Her second response, a few minutes after that:
“HOLY SHIT!”
(Her brothers were okay. One still lives in NYC; the other returned to their hometown.)
The networks started reporting that there was smoke coming from a crash at the Pentagon. I know I went to my dorm room door and just opened it wide. I didn’t care. No one was up yet, and I kept getting up to go look in the hallway, to see if anyone else was awake and out of their rooms. I didn’t know where to go – not the gym, that was for sure. I logged on to AIM and waited for someone, anyone to sign on. I clearly recall thinking, I need for someone else to wake up and turn on their television. I need to know this isn’t a dream. Another peer advisor up on the seventh floor, Becky, signed on. I told her to turn on her TV. No pleasantries, just “Becky, turn your tv on.” I asked if she had morning class, and she said, “No.” I told her I was coming upstairs, and we turned on the giant projection TV in the seventh floor lounge.
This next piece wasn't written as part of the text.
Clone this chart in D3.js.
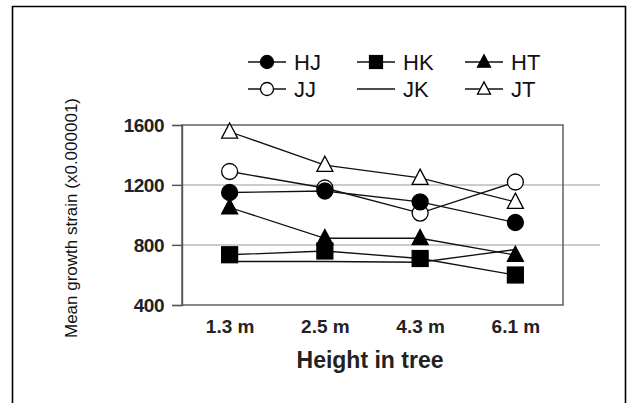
<!DOCTYPE html>
<html>
<head>
<meta charset="utf-8">
<script src="https://cdn.jsdelivr.net/npm/d3@7"></script>
<style>
  html, body { margin: 0; padding: 0; background: #fff; }
  svg { display: block; font-family: "Liberation Sans", Arial, sans-serif; }
</style>
</head>
<body>
<svg id="chart" width="633" height="403"></svg>
<script>
// ---- data ----
const heights = ["1.3 m", "2.5 m", "4.3 m", "6.1 m"];
const yTicks = [400, 800, 1200, 1600];
const gridValues = [800, 1200];
const seriesNames = ["HJ", "HK", "HT", "JJ", "JK", "JT"];
const HJ = [1150, 1160, 1087, 950];
const HK = [735, 760, 710, 600];
const HT = [1050, 845, 845, 733];
const JJ = [1290, 1180, 1013, 1220];
const JK = [690, 690, 685, 770];
const JT = [1555, 1333, 1247, 1087];

const seriesValues = { HJ, HK, HT, JJ, JK, JT };
const markerOf = { HJ: "circle-f", HK: "square-f", HT: "tri-f", JJ: "circle-o", JK: "none", JT: "tri-o" };

// ---- layout ----
const svg = d3.select("#chart");
const plot = { left: 182, right: 563, top: 125, bottom: 305 };

const x = d3.scalePoint().domain(heights).range([plot.left, plot.right]).padding(0.5);
const y = d3.scaleLinear().domain([400, 1600]).range([plot.bottom, plot.top]);

// outer frame (bottom edge cropped)
svg.append("path")
  .attr("d", "M12.5,403 L12.5,6.5 L625.5,6.5 L625.5,403")
  .attr("fill", "none").attr("stroke", "#000").attr("stroke-width", 1.6);

// grid lines
svg.append("g").selectAll("line").data(gridValues).join("line")
  .attr("x1", 172).attr("x2", 600)
  .attr("y1", d => y(d)).attr("y2", d => y(d))
  .attr("stroke", "#9a9a9a").attr("stroke-width", 1.2);

// plot box
svg.append("rect")
  .attr("x", plot.left).attr("y", plot.top)
  .attr("width", plot.right - plot.left).attr("height", plot.bottom - plot.top)
  .attr("fill", "none").attr("stroke", "#555").attr("stroke-width", 1.4);

// y axis
const yAxis = svg.append("g")
  .attr("transform", `translate(${plot.left},0)`)
  .call(d3.axisLeft(y).tickValues(yTicks).tickSize(10).tickPadding(8).tickFormat(d3.format("d")));
yAxis.select(".domain").attr("stroke", "#555").attr("stroke-width", 1.4);
yAxis.selectAll(".tick line").attr("stroke", "#555").attr("stroke-width", 1.2);
yAxis.selectAll(".tick text")
  .attr("font-size", 19).attr("font-weight", "bold").attr("fill", "#222")
  .attr("letter-spacing", -0.5)
  .attr("font-family", "'Liberation Sans', Arial, sans-serif");

// x axis labels
const xAxis = svg.append("g")
  .attr("transform", `translate(0,${plot.bottom})`)
  .call(d3.axisBottom(x).tickSize(0).tickPadding(15));
xAxis.select(".domain").remove();
xAxis.selectAll(".tick text")
  .attr("font-size", 19).attr("font-weight", "bold").attr("fill", "#222")
  .attr("font-family", "'Liberation Sans', Arial, sans-serif");

// axis titles
svg.append("text")
  .attr("x", 370).attr("y", 368)
  .attr("text-anchor", "middle")
  .attr("font-size", 23).attr("font-weight", "bold").attr("fill", "#222")
  .text("Height in tree");

svg.append("text")
  .attr("transform", "translate(77,218) rotate(-90)")
  .attr("text-anchor", "middle")
  .attr("font-size", 17).attr("fill", "#111")
  .text("Mean growth strain (x0.000001)");

// marker drawing
function drawMarker(g, type, cx, cy, s) {
  const fillC = type.endsWith("-f") ? "#000" : "#fff";
  if (type.startsWith("circle")) {
    g.append("circle").attr("cx", cx).attr("cy", cy).attr("r", s * 0.5)
      .attr("fill", fillC).attr("stroke", "#000").attr("stroke-width", 1.3);
  } else if (type.startsWith("square")) {
    g.append("rect").attr("x", cx - s * 0.5).attr("y", cy - s * 0.5)
      .attr("width", s).attr("height", s)
      .attr("fill", fillC).attr("stroke", "#000").attr("stroke-width", 1.2);
  } else if (type.startsWith("tri")) {
    const h = s * 0.95;
    g.append("path")
      .attr("d", `M${cx},${cy - h * 0.58} L${cx + s * 0.5},${cy + h * 0.42} L${cx - s * 0.5},${cy + h * 0.42} Z`)
      .attr("fill", fillC).attr("stroke", "#000").attr("stroke-width", 1.3);
  }
}

// series lines
const line = d3.line().x((d, i) => x(heights[i])).y(d => y(d));
const linesG = svg.append("g");
seriesNames.forEach(name => {
  linesG.append("path").datum(seriesValues[name])
    .attr("d", line)
    .attr("fill", "none").attr("stroke", "#111").attr("stroke-width", 1.3);
});

// series markers (open ones first so filled overlap as in the original)
const drawOrder = ["JT", "JJ", "JK", "HT", "HK", "HJ"];
const markG = svg.append("g");
drawOrder.forEach(name => {
  const type = markerOf[name];
  if (type === "none") return;
  seriesValues[name].forEach((v, i) => {
    drawMarker(markG, type, x(heights[i]), y(v), 16);
  });
});

// legend
const legendCols = [248, 357, 465];
const legendRows = [62, 89];
const legendLayout = [["HJ", 0, 0], ["HK", 1, 0], ["HT", 2, 0], ["JJ", 0, 1], ["JK", 1, 1], ["JT", 2, 1]];
const legG = svg.append("g");
legendLayout.forEach(([name, c, r]) => {
  const lx = legendCols[c], ly = legendRows[r];
  legG.append("line").attr("x1", lx).attr("x2", lx + 38).attr("y1", ly).attr("y2", ly)
    .attr("stroke", "#111").attr("stroke-width", 1.3);
  if (markerOf[name] !== "none") drawMarker(legG, markerOf[name], lx + 19, ly, 13);
  legG.append("text").attr("x", lx + 46).attr("y", ly + 8)
    .attr("font-size", 22).attr("fill", "#111")
    .text(name);
});
</script>
</body>
</html>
We watched the rest of that morning’s events unfold on the big screen. I remember wanting to throw up when the towers collapsed. I went back down to my room after the second tower collapsed and just sat in front of the TV for a while before getting ready, going to lunch, and walking to class. I debated about whether or not to go, but classes hadn’t been cancelled, and I didn’t want to see any more repeats of any of the video footage from that morning. I took my Walkman with me on the fifteen-minute walk to my psychology lecture. It was a surreal walk. Beautiful day, sun warming my shoulders and back, but I was listening to the NPR hosts recap a terrorist attack that I had watched live on TV.
In the lecture hall, about a third of the class was out. No one was talking. The professor came in, sighed, and said, “Well, I, uh – I don’t know what to say about today. I went by Walgreens this morning to pick up pictures from New York City that I got developed. My boys and I went there last weekend for Labor Day. I was looking at them in my office just as I heard the news, and there was a picture of my boys on the World Trade Center observation deck. And now… well, I can’t stop thinking about it. And that’s why I decided to come to class today. I’m glad to see you all here. Normal routines will help us start to get through this in some ways.” And we learned about chemical uptake and receptors on neurons. And it felt good to be in that classroom, sketching crappy diagrams of the nervous system and brain cells.
I don’t remember what I did on the afternoon or evening of September 11. I think I went to work at my tutoring job, though I’m not sure. I know I stayed up late, listening to the NPR hosts, and that I didn’t sleep well when I did finally pass out on the bottom bunk. I woke up every hour or two, hoping there wasn’t going to be news of more. I haven’t really watched TV news since 2001. The images and videos from that morning stick in my head to this day, and even seeing them on YouTube or seeing photos in the retrospectives that so many news sites are running this week is making me jittery and a little sick to my stomach.
There are some amazing articles and photos out there, and I may link to them tomorrow. But not tonight. Tonight I’m just going to meditate on life for a while, hug my family close, and enjoy the evening.